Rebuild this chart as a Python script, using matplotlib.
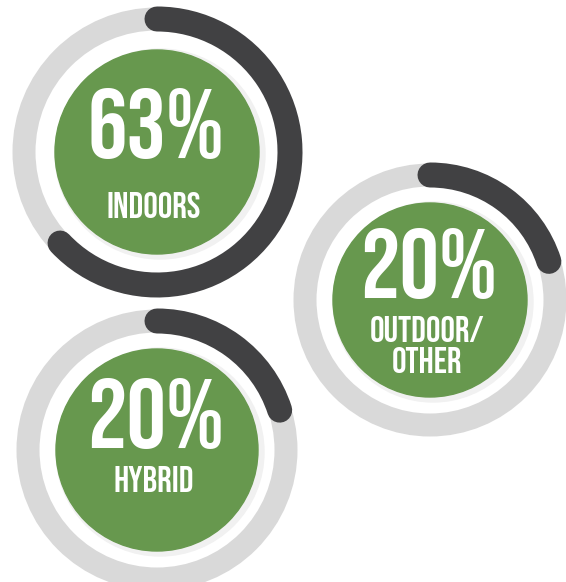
import matplotlib
matplotlib.use("Agg")
import matplotlib.pyplot as plt
from matplotlib.patches import Circle, Arc

# Data
percent_values = [63, 20, 20]
percent_labels = ["63%", "20%", "20%"]
category_labels = ["INDOORS", "OUTDOOR/\nOTHER", "HYBRID"]

# Layout (pixel coordinates, y down)
centers = [(157, 152), (430, 300), (157, 450)]
ring_radius = [133, 125, 129]
green_radius = [102, 97, 101]
pct_baseline = [158, 298, 448]
label_baseline = [218, 342, 492]

GREY = "#d9d9d9"
DARK = "#414143"
GREEN = "#67984e"
FONT = ["Bebas Neue", "DejaVu Sans"]

W, H, DPI = 566, 582, 100
fig = plt.figure(figsize=(W / DPI, H / DPI), dpi=DPI)
ax = fig.add_axes([0, 0, 1, 1])
ax.set_xlim(0, W)
ax.set_ylim(H, 0)
ax.set_aspect("equal")
ax.axis("off")

px = 72 / DPI  # pixel -> points
ring_lw = 23 * px

for i, val in enumerate(percent_values):
    cx, cy = centers[i]
    r = ring_radius[i]
    # grey background ring
    ax.add_patch(Circle((cx, cy), r, fill=False, edgecolor=GREY, lw=ring_lw))
    # dark progress arc, clockwise from top (y axis is inverted)
    arc = Arc((cx, cy), 2 * r, 2 * r, theta1=-90, theta2=-90 + 360 * val / 100,
              edgecolor=DARK, lw=ring_lw + 2 * px)
    arc.set_capstyle("round")
    ax.add_patch(arc)
    # faint inner shadow ring
    ax.add_patch(Circle((cx + 3, cy + 2), green_radius[i] + 3, color="#f1f1f1", zorder=2))
    ax.add_patch(Circle((cx, cy), green_radius[i], color=GREEN, zorder=3))

    ax.text(cx - 1, pct_baseline[i], percent_labels[i], ha="center", va="baseline",
            color="white", fontsize=71, family=FONT, zorder=5)
    lines = category_labels[i].split("\n")
    base = label_baseline[i]
    for j, line in enumerate(lines):
        ax.text(cx - 3, base + j * 31, line, ha="center", va="baseline",
                color="white", fontsize=26, family=FONT, zorder=5)

fig.savefig("out.png", dpi=DPI, facecolor="white")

# # # # #

Exercise → Please transcribe the material above exactly as written. Leave the pictures out.

Correct answer →
Rebuild this chart as a Python script, using matplotlib.
import matplotlib
matplotlib.use("Agg")
import matplotlib.pyplot as plt
from matplotlib.patches import Circle, Arc

# Data
percent_values = [63, 20, 20]
percent_labels = ["63%", "20%", "20%"]
category_labels = ["INDOORS", "OUTDOOR/\nOTHER", "HYBRID"]

# Layout (pixel coordinates, y down)
centers = [(157, 152), (430, 300), (157, 450)]
ring_radius = [133, 125, 129]
green_radius = [102, 97, 101]
pct_baseline = [158, 298, 448]
label_baseline = [218, 342, 492]

GREY = "#d9d9d9"
DARK = "#414143"
GREEN = "#67984e"
FONT = ["Bebas Neue", "DejaVu Sans"]

W, H, DPI = 566, 582, 100
fig = plt.figure(figsize=(W / DPI, H / DPI), dpi=DPI)
ax = fig.add_axes([0, 0, 1, 1])
ax.set_xlim(0, W)
ax.set_ylim(H, 0)
ax.set_aspect("equal")
ax.axis("off")

px = 72 / DPI  # pixel -> points
ring_lw = 23 * px

for i, val in enumerate(percent_values):
    cx, cy = centers[i]
    r = ring_radius[i]
    # grey background ring
    ax.add_patch(Circle((cx, cy), r, fill=False, edgecolor=GREY, lw=ring_lw))
    # dark progress arc, clockwise from top (y axis is inverted)
    arc = Arc((cx, cy), 2 * r, 2 * r, theta1=-90, theta2=-90 + 360 * val / 100,
              edgecolor=DARK, lw=ring_lw + 2 * px)
    arc.set_capstyle("round")
    ax.add_patch(arc)
    # faint inner shadow ring
    ax.add_patch(Circle((cx + 3, cy + 2), green_radius[i] + 3, color="#f1f1f1", zorder=2))
    ax.add_patch(Circle((cx, cy), green_radius[i], color=GREEN, zorder=3))

    ax.text(cx - 1, pct_baseline[i], percent_labels[i], ha="center", va="baseline",
            color="white", fontsize=71, family=FONT, zorder=5)
    lines = category_labels[i].split("\n")
    base = label_baseline[i]
    for j, line in enumerate(lines):
        ax.text(cx - 3, base + j * 31, line, ha="center", va="baseline",
                color="white", fontsize=26, family=FONT, zorder=5)

fig.savefig("out.png", dpi=DPI, facecolor="white")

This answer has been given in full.